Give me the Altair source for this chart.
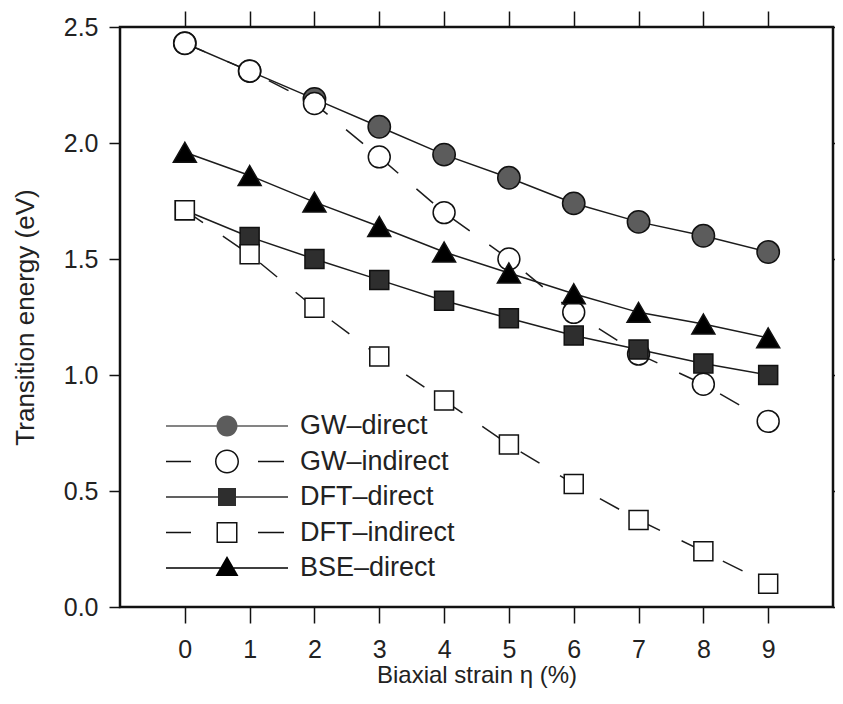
import altair as alt
import pandas as pd

# ---- data ----
strain = [0, 1, 2, 3, 4, 5, 6, 7, 8, 9]
series_names = ["GW–direct", "GW–indirect", "DFT–direct", "DFT–indirect", "BSE–direct"]
gw_direct = [2.43, 2.31, 2.19, 2.07, 1.95, 1.85, 1.74, 1.66, 1.60, 1.53]
gw_indirect = [2.43, 2.31, 2.17, 1.94, 1.70, 1.50, 1.27, 1.09, 0.96, 0.80]
dft_direct = [1.71, 1.595, 1.50, 1.41, 1.32, 1.245, 1.17, 1.11, 1.05, 1.00]
dft_indirect = [1.71, 1.52, 1.29, 1.08, 0.89, 0.70, 0.53, 0.375, 0.24, 0.10]
bse_direct = [1.96, 1.86, 1.745, 1.64, 1.53, 1.44, 1.35, 1.27, 1.22, 1.16]
y_ticks = [0.0, 0.5, 1.0, 1.5, 2.0, 2.5]

series_values = [gw_direct, gw_indirect, dft_direct, dft_indirect, bse_direct]
rows = []
for name, vals in zip(series_names, series_values):
    for xv, yv in zip(strain, vals):
        rows.append({"strain": xv, "energy": yv, "series": name})
df = pd.DataFrame(rows)

FONT = "Liberation Sans"
INK = "#111111"
TXT = "#222222"

x_scale = alt.Scale(domain=[-1, 10], nice=False, zero=False)
y_scale = alt.Scale(domain=[0, 2.5], nice=False)

dashed = [False, True, False, True, False]
marker_shapes = ["circle", "circle", "square", "square", "triangle-up"]
marker_fills = ["#5c5c5c", "#ffffff", "#2e2e2e", "#ffffff", "#000000"]
marker_sizes = [500, 480, 361, 361, 529]
legend_fills = ["#5c5c5c", "#111111", "#2e2e2e", "#111111", "#000000"]


# legend symbol geometry drawn as filled outlines (unit = sqrt(symbolSize)/2 px)
def circ(r):  # clockwise disc
    k = round(0.5523 * r, 3)
    return (f"M{-r},0C{-r},{-k},{-k},{-r},0,{-r}C{k},{-r},{r},{-k},{r},0"
            f"C{r},{k},{k},{r},0,{r}C{-k},{r},{-r},{k},{-r},0Z")


def circ_hole(r):  # counter-clockwise disc (cuts a hole)
    k = round(0.5523 * r, 3)
    return (f"M{-r},0C{-r},{k},{-k},{r},0,{r}C{k},{r},{r},{k},{r},0"
            f"C{r},{-k},{k},{-r},0,{-r}C{-k},{-r},{-r},{-k},{-r},0Z")


def sq(h):
    return f"M{-h},{-h}L{h},{-h}L{h},{h}L{-h},{h}Z"


def sq_hole(h):
    return f"M{-h},{-h}L{-h},{h}L{h},{h}L{h},{-h}Z"


def bar(a, b, t=0.075):
    return f"M{a},{-t}L{b},{-t}L{b},{t}L{a},{t}Z"


legend_paths = [
    bar(-6.1, 6.1) + circ(1.05),
    bar(-6.1, -3.6) + bar(3.1, 5.7) + circ(1.2) + circ_hole(1.05),
    bar(-6.1, 6.1) + sq(0.9),
    bar(-6.1, -3.6) + bar(3.1, 5.7) + sq(1.05) + sq_hole(0.9),
    bar(-6.1, 6.1) + "M0,-1.2L1.15,0.8L-1.15,0.8Z",
]

layers = []

# connecting lines, one layer per series
for i, name in enumerate(series_names):
    if i == 0:
        xax = alt.Axis(orient="bottom", values=strain, title="Biaxial strain η (%)",
                       tickSize=16, labelPadding=14, titlePadding=1)
        yax = alt.Axis(orient="left", values=y_ticks, format=".1f",
                       title="Transition energy (eV)", titleFontSize=26,
                       tickSize=11, labelPadding=11, titlePadding=25)
    elif i == 1:
        xax = alt.Axis(orient="top", values=strain, labels=False, title=None,
                       tickSize=16, ticks=True)
        yax = alt.Axis(orient="right", values=y_ticks, labels=False, title=None, tickSize=4)
    else:
        xax = None
        yax = None
    mk = dict(strokeWidth=1.5, color="#1c1c1c")
    if dashed[i]:
        mk["strokeDash"] = [22, 24]
    layers.append(
        alt.Chart(df).transform_filter(alt.datum.series == name).mark_line(**mk).encode(
            x=alt.X("strain:Q", scale=x_scale, axis=xax),
            y=alt.Y("energy:Q", scale=y_scale, axis=yax),
        )
    )

# markers, one layer per series (drawn in series order)
for i, name in enumerate(series_names):
    layers.append(
        alt.Chart(df).transform_filter(alt.datum.series == name).mark_point(
            filled=True, opacity=1, stroke=INK, strokeWidth=1.5,
            shape=marker_shapes[i], fill=marker_fills[i], size=marker_sizes[i],
        ).encode(
            x=alt.X("strain:Q", scale=x_scale, axis=None),
            y=alt.Y("energy:Q", scale=y_scale, axis=None),
        )
    )

leg = alt.Legend(title=None, orient="none", legendX=93.5, legendY=385.5, padding=0,
                 labelFont=FONT, labelFontSize=27, labelColor=TXT, labelOffset=59.5,
                 labelLimit=400, symbolSize=400, symbolStrokeWidth=0,
                 symbolOpacity=1, rowPadding=7.5)

# invisible layer that only supplies the legend
layers.append(
    alt.Chart(df).mark_point(filled=True, opacity=0, size=1).encode(
        x=alt.X("strain:Q", scale=x_scale, axis=None),
        y=alt.Y("energy:Q", scale=y_scale, axis=None),
        shape=alt.Shape("series:N",
                        scale=alt.Scale(domain=series_names, range=legend_paths), legend=leg),
        fill=alt.Fill("series:N",
                      scale=alt.Scale(domain=series_names, range=legend_fills), legend=leg),
    )
)

chart = alt.layer(*layers).resolve_axis(
    x="independent", y="independent"
).properties(
    width=713, height=580,
    autosize=alt.AutoSizeParams(type="none"),
    padding={"left": 112, "top": 19, "right": 2, "bottom": 84},
).configure_view(
    stroke=INK, strokeWidth=2.5
).configure_axis(
    labelFont=FONT, titleFont=FONT, labelFontSize=25, titleFontSize=24,
    labelColor=TXT, titleColor=TXT, tickColor=INK, tickWidth=1.5,
    domain=False, grid=False, titleFontWeight="normal",
)

chart.save("out.html", embed_options={"renderer": "svg", "actions": False})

Your goal = All of the data above should be transcribed verbatim, with pictures omitted.

Answer to the task =
Give me the Altair source for this chart.
import altair as alt
import pandas as pd

# ---- data ----
strain = [0, 1, 2, 3, 4, 5, 6, 7, 8, 9]
series_names = ["GW–direct", "GW–indirect", "DFT–direct", "DFT–indirect", "BSE–direct"]
gw_direct = [2.43, 2.31, 2.19, 2.07, 1.95, 1.85, 1.74, 1.66, 1.60, 1.53]
gw_indirect = [2.43, 2.31, 2.17, 1.94, 1.70, 1.50, 1.27, 1.09, 0.96, 0.80]
dft_direct = [1.71, 1.595, 1.50, 1.41, 1.32, 1.245, 1.17, 1.11, 1.05, 1.00]
dft_indirect = [1.71, 1.52, 1.29, 1.08, 0.89, 0.70, 0.53, 0.375, 0.24, 0.10]
bse_direct = [1.96, 1.86, 1.745, 1.64, 1.53, 1.44, 1.35, 1.27, 1.22, 1.16]
y_ticks = [0.0, 0.5, 1.0, 1.5, 2.0, 2.5]

series_values = [gw_direct, gw_indirect, dft_direct, dft_indirect, bse_direct]
rows = []
for name, vals in zip(series_names, series_values):
    for xv, yv in zip(strain, vals):
        rows.append({"strain": xv, "energy": yv, "series": name})
df = pd.DataFrame(rows)

FONT = "Liberation Sans"
INK = "#111111"
TXT = "#222222"

x_scale = alt.Scale(domain=[-1, 10], nice=False, zero=False)
y_scale = alt.Scale(domain=[0, 2.5], nice=False)

dashed = [False, True, False, True, False]
marker_shapes = ["circle", "circle", "square", "square", "triangle-up"]
marker_fills = ["#5c5c5c", "#ffffff", "#2e2e2e", "#ffffff", "#000000"]
marker_sizes = [500, 480, 361, 361, 529]
legend_fills = ["#5c5c5c", "#111111", "#2e2e2e", "#111111", "#000000"]


# legend symbol geometry drawn as filled outlines (unit = sqrt(symbolSize)/2 px)
def circ(r):  # clockwise disc
    k = round(0.5523 * r, 3)
    return (f"M{-r},0C{-r},{-k},{-k},{-r},0,{-r}C{k},{-r},{r},{-k},{r},0"
            f"C{r},{k},{k},{r},0,{r}C{-k},{r},{-r},{k},{-r},0Z")


def circ_hole(r):  # counter-clockwise disc (cuts a hole)
    k = round(0.5523 * r, 3)
    return (f"M{-r},0C{-r},{k},{-k},{r},0,{r}C{k},{r},{r},{k},{r},0"
            f"C{r},{-k},{k},{-r},0,{-r}C{-k},{-r},{-r},{-k},{-r},0Z")


def sq(h):
    return f"M{-h},{-h}L{h},{-h}L{h},{h}L{-h},{h}Z"


def sq_hole(h):
    return f"M{-h},{-h}L{-h},{h}L{h},{h}L{h},{-h}Z"


def bar(a, b, t=0.075):
    return f"M{a},{-t}L{b},{-t}L{b},{t}L{a},{t}Z"


legend_paths = [
    bar(-6.1, 6.1) + circ(1.05),
    bar(-6.1, -3.6) + bar(3.1, 5.7) + circ(1.2) + circ_hole(1.05),
    bar(-6.1, 6.1) + sq(0.9),
    bar(-6.1, -3.6) + bar(3.1, 5.7) + sq(1.05) + sq_hole(0.9),
    bar(-6.1, 6.1) + "M0,-1.2L1.15,0.8L-1.15,0.8Z",
]

layers = []

# connecting lines, one layer per series
for i, name in enumerate(series_names):
    if i == 0:
        xax = alt.Axis(orient="bottom", values=strain, title="Biaxial strain η (%)",
                       tickSize=16, labelPadding=14, titlePadding=1)
        yax = alt.Axis(orient="left", values=y_ticks, format=".1f",
                       title="Transition energy (eV)", titleFontSize=26,
                       tickSize=11, labelPadding=11, titlePadding=25)
    elif i == 1:
        xax = alt.Axis(orient="top", values=strain, labels=False, title=None,
                       tickSize=16, ticks=True)
        yax = alt.Axis(orient="right", values=y_ticks, labels=False, title=None, tickSize=4)
    else:
        xax = None
        yax = None
    mk = dict(strokeWidth=1.5, color="#1c1c1c")
    if dashed[i]:
        mk["strokeDash"] = [22, 24]
    layers.append(
        alt.Chart(df).transform_filter(alt.datum.series == name).mark_line(**mk).encode(
            x=alt.X("strain:Q", scale=x_scale, axis=xax),
            y=alt.Y("energy:Q", scale=y_scale, axis=yax),
        )
    )

# markers, one layer per series (drawn in series order)
for i, name in enumerate(series_names):
    layers.append(
        alt.Chart(df).transform_filter(alt.datum.series == name).mark_point(
            filled=True, opacity=1, stroke=INK, strokeWidth=1.5,
            shape=marker_shapes[i], fill=marker_fills[i], size=marker_sizes[i],
        ).encode(
            x=alt.X("strain:Q", scale=x_scale, axis=None),
            y=alt.Y("energy:Q", scale=y_scale, axis=None),
        )
    )

leg = alt.Legend(title=None, orient="none", legendX=93.5, legendY=385.5, padding=0,
                 labelFont=FONT, labelFontSize=27, labelColor=TXT, labelOffset=59.5,
                 labelLimit=400, symbolSize=400, symbolStrokeWidth=0,
                 symbolOpacity=1, rowPadding=7.5)

# invisible layer that only supplies the legend
layers.append(
    alt.Chart(df).mark_point(filled=True, opacity=0, size=1).encode(
        x=alt.X("strain:Q", scale=x_scale, axis=None),
        y=alt.Y("energy:Q", scale=y_scale, axis=None),
        shape=alt.Shape("series:N",
                        scale=alt.Scale(domain=series_names, range=legend_paths), legend=leg),
        fill=alt.Fill("series:N",
                      scale=alt.Scale(domain=series_names, range=legend_fills), legend=leg),
    )
)

chart = alt.layer(*layers).resolve_axis(
    x="independent", y="independent"
).properties(
    width=713, height=580,
    autosize=alt.AutoSizeParams(type="none"),
    padding={"left": 112, "top": 19, "right": 2, "bottom": 84},
).configure_view(
    stroke=INK, strokeWidth=2.5
).configure_axis(
    labelFont=FONT, titleFont=FONT, labelFontSize=25, titleFontSize=24,
    labelColor=TXT, titleColor=TXT, tickColor=INK, tickWidth=1.5,
    domain=False, grid=False, titleFontWeight="normal",
)

chart.save("out.html", embed_options={"renderer": "svg", "actions": False})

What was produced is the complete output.